WRITTEN PROBLEM:
Copy every line from the data below in which the string "this" can be found.

[Charts and diagrams as code]
----------
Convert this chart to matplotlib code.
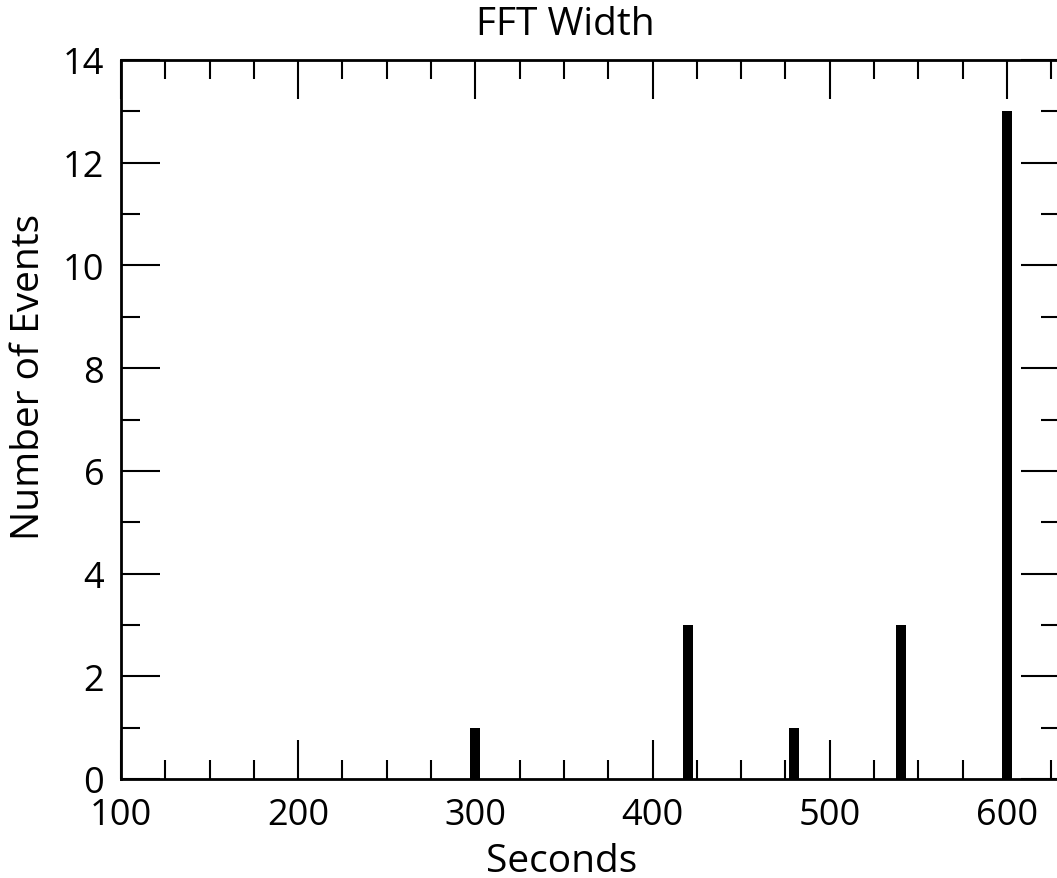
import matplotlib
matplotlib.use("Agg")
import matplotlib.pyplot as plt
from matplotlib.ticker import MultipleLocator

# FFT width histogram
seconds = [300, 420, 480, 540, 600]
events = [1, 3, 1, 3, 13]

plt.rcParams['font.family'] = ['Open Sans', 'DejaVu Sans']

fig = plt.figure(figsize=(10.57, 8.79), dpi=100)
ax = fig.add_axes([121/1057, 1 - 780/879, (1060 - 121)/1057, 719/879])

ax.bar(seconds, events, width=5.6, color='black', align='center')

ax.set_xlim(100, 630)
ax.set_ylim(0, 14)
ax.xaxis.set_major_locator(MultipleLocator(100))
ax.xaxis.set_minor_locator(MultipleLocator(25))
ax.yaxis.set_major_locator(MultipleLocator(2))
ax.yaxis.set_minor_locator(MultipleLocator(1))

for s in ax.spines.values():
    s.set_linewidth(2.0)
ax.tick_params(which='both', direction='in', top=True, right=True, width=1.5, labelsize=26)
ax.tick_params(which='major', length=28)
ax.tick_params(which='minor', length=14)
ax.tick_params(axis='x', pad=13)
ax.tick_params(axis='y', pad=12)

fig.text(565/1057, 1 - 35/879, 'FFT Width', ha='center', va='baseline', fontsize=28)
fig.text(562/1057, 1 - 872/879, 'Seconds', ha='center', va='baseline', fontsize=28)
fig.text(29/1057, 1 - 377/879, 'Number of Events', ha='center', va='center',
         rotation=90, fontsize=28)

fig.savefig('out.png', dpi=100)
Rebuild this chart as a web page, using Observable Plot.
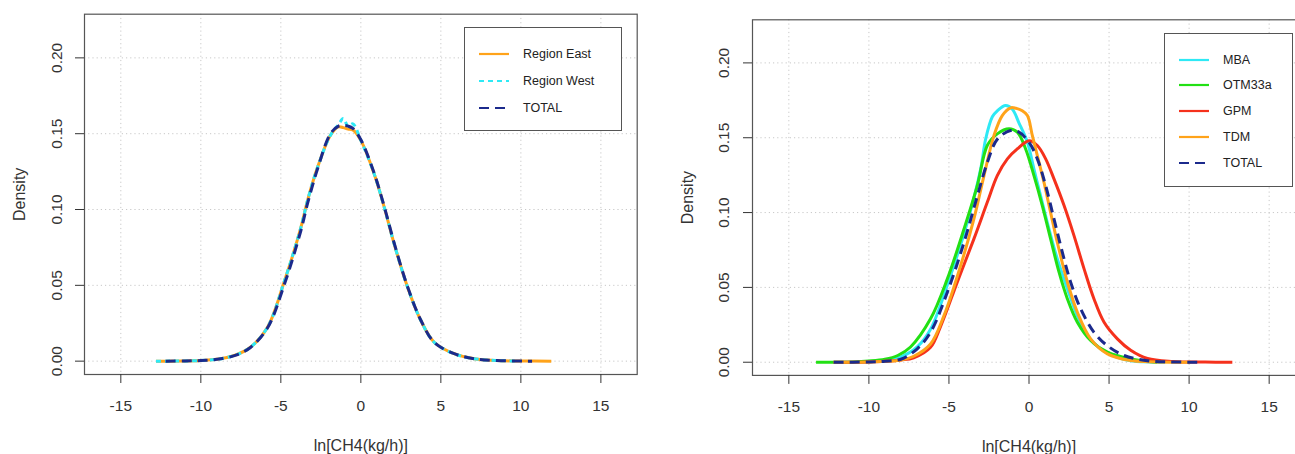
----------
THE COMPLETED TASK:
Convert this chart to matplotlib code.
Rebuild this chart as a web page, using Observable Plot.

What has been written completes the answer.